Décolonisations: Modern Art Between Local and Global explores the second wave of independence, that of the French colonies of Morocco and Tunisia in the 1950s, as well as the French government’s bitter war with Algeria during 1954–62, which tainted the country’s politics and culture during this period. Paintings from artists of the Casablanca Art School, such as Farid Belkahia and Mohammed Melehi, remember local Amazigh traditions and crafts in their subject matter, materials and styles. The Casablanca Art School was the title of Montazami’s successful exhibition last year at Tate St Ives, and recently [LL11] at the Sharjah Art Foundation.
In many ways, modern art was used as a diplomatic tool by the French government, since it was keen to maintain ties with its previous colonies of Lebanon, Morocco and Tunisia. As the war in Algeria raged, artists such as Shafic Abboud and Ahmed Cherkaoui became involved in exhibitions such as the Biennale de Paris and the Biennale des jeunes artistes de Paris. For generations of artists from the Maghreb, Paris was their gateway to the world.
Finally, Art in Struggle: From the Palestinian cause to the “Arab Apocalypse”, 1967-1988, tells recent stories of global political crises. The Arab Apocalypse (1980) by Etel Adnan, who studied philosophy at the Sorbonne in 1949, is a collection of unfolding artist books which the artist wrote in Beirut during the siege and subsequent massacre of Tel al-Zaatar, an area which was primarily home to Palestinian refugees. expressed her growing concerns about the situations in Lebanon and Palestine.

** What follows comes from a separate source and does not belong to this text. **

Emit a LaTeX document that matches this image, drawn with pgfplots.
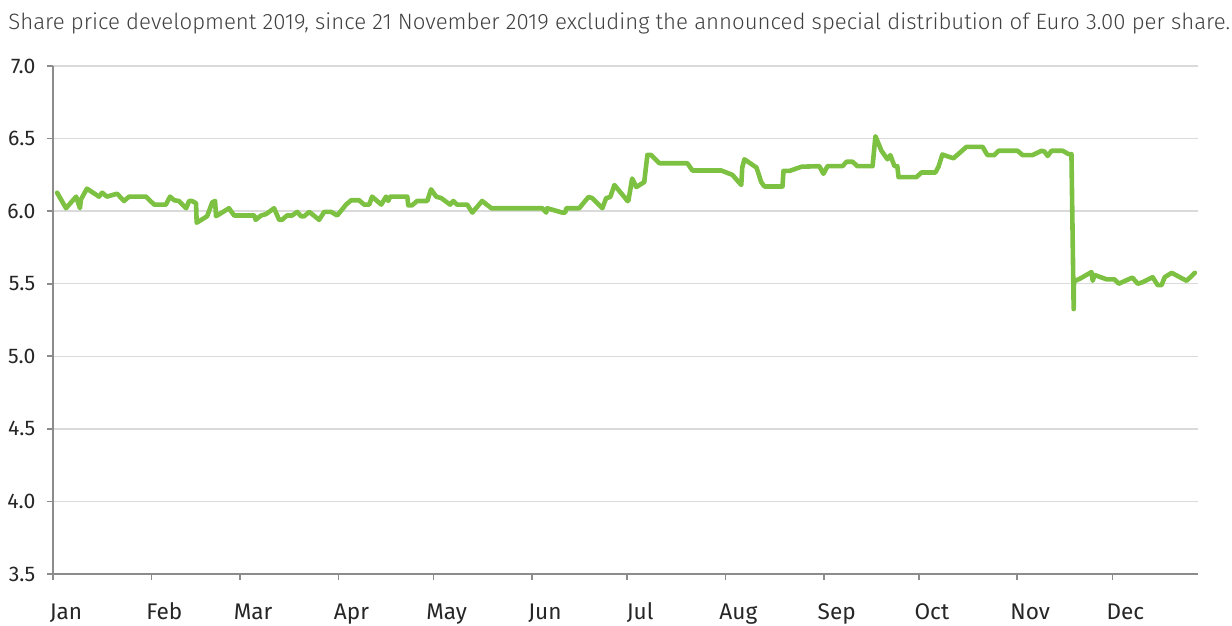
\documentclass[border=0pt]{standalone}
\usepackage{fontspec}
\usepackage{pgfplots}
\pgfplotsset{compat=1.18}
\setmainfont{Fira Sans}
\newfontfamily\titlefont{Fira Sans Light}
\newfontfamily\tickfont{Fira Sans}
\definecolor{linegreen}{HTML}{7DC142}
\definecolor{gridgray}{HTML}{DADADA}
\definecolor{axisgray}{HTML}{8C8C8C}
\definecolor{titlegray}{HTML}{404040}
\begin{document}
\begin{tikzpicture}[x=1pt,y=1pt]
\useasboundingbox (-26.5pt,-26pt) rectangle (589.5pt,287pt);
\begin{axis}[
  at={(0pt,0pt)}, anchor=south west,
  scale only axis, width=572.5pt, height=254pt,
  xmin=0, xmax=361, ymin=3.5, ymax=7.0,
  axis x line=bottom, axis y line=left,
  axis line style={axisgray, line width=1pt, -},
  xtick={0,31,59,90,120,151,181,212,243,273,304,334},
  xticklabels={Jan,Feb,Mar,Apr,May,Jun,Jul,Aug,Sep,Oct,Nov,Dec},
  ytick={3.5,4.0,4.5,5.0,5.5,6.0,6.5,7.0},
  /pgf/number format/fixed, /pgf/number format/fixed zerofill,
  /pgf/number format/precision=1, /pgf/number format/assume math mode=true,
  ymajorgrids, grid style={gridgray, line width=0.75pt},
  major tick length=2.8pt,
  tick style={axisgray, line width=0.8pt},
  xtick align=outside, ytick align=outside,
  tick label style={text=black!85},
  xticklabel style={font=\tickfont\fontsize{11.3}{12}\selectfont, anchor=base, xshift=6.5pt, yshift=-20pt},
  yticklabel style={font=\tickfont\fontsize{10.6}{12}\selectfont, xshift=-2.5pt},
  clip=false,
]
\addplot[linegreen, line width=2.3pt, line join=round, line cap=round] coordinates {
(1.3,6.127) (4.1,6.02) (7.3,6.10) (8.5,6.02) (8.8,6.08) (10.7,6.155) (14.5,6.10) (15.5,6.127)
(17.0,6.10) (20.2,6.12) (22.4,6.07) (24.0,6.10) (29.3,6.10) (31.9,6.045) (35.6,6.045) (36.9,6.10)
(38.2,6.075) (39.7,6.07) (42.0,6.02) (42.9,6.07) (43.8,6.07) (45.1,6.055) (45.3,5.92) (48.6,5.965)
(50.2,6.06) (51.1,6.07) (51.4,5.965) (55.5,6.02) (57.1,5.97) (63.5,5.97) (63.9,5.94) (65.6,5.97)
(67.2,5.98) (69.7,6.02) (71.3,5.94) (72.2,5.94) (73.8,5.97) (75.4,5.97) (77.0,5.995) (78.2,5.965)
(79.2,5.965) (80.8,5.995) (83.9,5.94) (85.5,5.995) (87.7,5.995) (89.6,5.97) (92.4,6.045) (94.0,6.075)
(96.5,6.075) (98.1,6.045) (99.7,6.045) (100.6,6.10) (103.5,6.045) (105.0,6.10) (105.7,6.07) (106.3,6.10)
(111.7,6.10) (112.0,6.04) (113.2,6.04) (114.8,6.07) (118.0,6.07) (119.2,6.15) (120.8,6.10) (122.4,6.09)
(125.2,6.045) (126.2,6.07) (127.4,6.045) (130.6,6.045) (132.2,5.99) (135.3,6.07) (138.2,6.02) (154.3,6.02)
(155.5,5.99) (155.8,6.02) (160.6,5.99) (161.5,5.99) (161.8,6.02) (165.9,6.02) (168.8,6.097) (170.0,6.09)
(173.2,6.02) (174.4,6.09) (175.7,6.097) (177.0,6.18) (180.4,6.09) (181.1,6.07) (181.4,6.07) (182.6,6.225)
(183.9,6.166) (186.4,6.20) (187.4,6.387) (188.6,6.387) (191.2,6.33) (200.0,6.33) (201.6,6.28) (210.7,6.28)
(214.2,6.25) (217.0,6.18) (217.3,6.30) (218.0,6.357) (221.8,6.30) (223.3,6.20) (224.3,6.17) (230.0,6.17)
(230.3,6.277) (232.2,6.277) (236.0,6.306) (241.6,6.31) (242.9,6.257) (244.2,6.31) (248.9,6.31) (250.2,6.34)
(252.1,6.34) (253.6,6.31) (258.4,6.31) (259.3,6.516) (261.2,6.416) (263.1,6.357) (264.0,6.386) (265.3,6.31)
(266.2,6.31) (266.6,6.234) (272.2,6.234) (273.8,6.266) (278.2,6.266) (279.2,6.307) (280.4,6.39) (283.9,6.364)
(288.0,6.443) (293.1,6.443) (294.6,6.386) (296.8,6.386) (298.1,6.416) (304.1,6.416) (305.7,6.386) (308.8,6.386)
(311.7,6.416) (312.6,6.41) (313.6,6.38) (314.8,6.416) (318.3,6.416) (320.2,6.393) (321.1,6.393) (321.8,5.325)
(321.9,5.516) (323.7,5.534) (327.4,5.58) (327.8,5.52) (328.4,5.56) (332.2,5.53) (334.7,5.53) (336.0,5.50)
(340.1,5.54) (340.4,5.54) (342.0,5.50) (343.5,5.51) (346.7,5.545) (348.3,5.49) (349.5,5.49) (350.5,5.545)
(352.7,5.575) (357.4,5.52) (360.0,5.575)
};
\end{axis}
\node[anchor=base west, inner sep=0pt, text=titlegray, font=\titlefont\fontsize{11.1}{12}\selectfont] at (-22.5pt,272pt)
  {Share price development 2019, since 21 November 2019 excluding the announced special distribution of Euro 3.00 per share.};
\end{tikzpicture}
\end{document}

Through films and media, the exhibition only touches upon political events themselves. Instead it focuses on the movement and development of art and on the perceptions of artists working in Paris during that time.
The effect is a little surreal. While some artists are haunted by their personal past, such as the Iraqi artist and surgeon Ala Bashir – his Untitled of 1982 shows a skinless body with hands pulling at it from the inside – others use art as a way of recording events and their feelings. In his 1986 work Les Refugiés (The Refugees), from the collection of the Institut du Monde Arabe, the Syrian artist Fateh Moudarres evokes an air of devastation and loss in his depiction of mixed crowds of faceless people, fleeing with their animals on foot.
“Can we affirm that Paris was an Arab capital? From the point of view of artistic trajectories, nothing prevents it,” asks Montazami suggestively in his accompanying essay. Présences Arabeis an important exhibition that recalls the creative influence of countries such as France and their importance as melting pots of creativity and change. The show is also taking place at a time when political tensions in France and in the Arab world are running high – this intense and extremely well-structured exhibition is a powerful reminder of the creativity of Arab artists in the face of resistance and change.